En échange de ces importantes concessions territoriales et politiques, il est évidemment nécessaire de proposer une contrepartie significative. Il faudra d’abord reconnaître que les États-Unis n’ont eu de cesse de chercher à diminuer l’influence de la Russie depuis 1991 dans sa zone d’influence en poussant les feux de l’Otan le plus près possible de la frontière russe. Ainsi sera demandée la sortie de l’OTAN des pays membres de l’Union européenne, le départ des bases et armes nucléaires américaines présentes sur le sol européen et la signature d’accords économiques stipulant que les ressources achetées par les États européens en dehors du continent, et qui peuvent l’être en Russie, seront désormais exclusivement achetées à celle-ci : gaz, pétrole, terres rares.
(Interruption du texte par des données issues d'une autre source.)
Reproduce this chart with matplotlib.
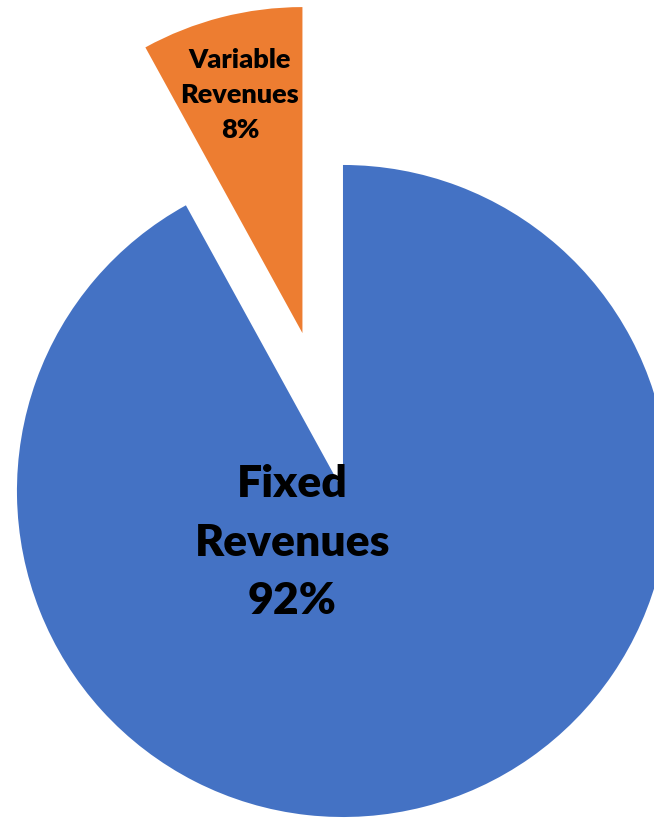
import matplotlib.pyplot as plt

# Revenue split
categories = ["Fixed\nRevenues", "Variable\nRevenues"]
shares = [92, 8]
colors = ["#4472C4", "#ED7D31"]
explode = [0, 0.5]

fig = plt.figure(figsize=(6.54, 8.2), dpi=100)
ax = fig.add_axes([0, 0, 1, 1])

wedges, _ = ax.pie(
    shares,
    colors=colors,
    explode=explode,
    startangle=90,
    counterclock=False,
    radius=1.0,
    wedgeprops={"linewidth": 0},
)

# label positions and sizes for each slice
label_pos = [(-0.155, -0.155), (-0.316, 1.218)]
label_size = [32, 19.5]
label_spacing = [1.56, 1.55]
for name, share, (lx, ly), fs, ls in zip(categories, shares, label_pos, label_size, label_spacing):
    ax.text(
        lx, ly, f"{name}\n{share}%",
        ha="center", va="center", multialignment="center",
        fontsize=fs, fontweight="heavy", family=["Lato", "DejaVu Sans"],
        linespacing=ls, color="black",
    )

ax.set_xlim(-1.052, 0.954)
ax.set_ylim(-1.006, 1.509)
ax.set_aspect("equal")
ax.axis("off")

plt.savefig("out.png", dpi=100)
Ce n’est qu’en recherchant la résolution pacifique et pérenne de toutes les situations conflictuelles existant à la frontière russe que la Russie pourra convaincre le reste du continent qu’elle se considère comme membre de la famille européenne. Lorsque l’armée américaine aura quitté le Vieux continent, il n’existera fondamentalement plus de causes à l’hostilité entre la Russie et ses voisins européens. Alors pourra être considéré l’aboutissement d’une construction civilisationnelle, menant à la création d’une Europe Boréale, de Brest à Vladivostok.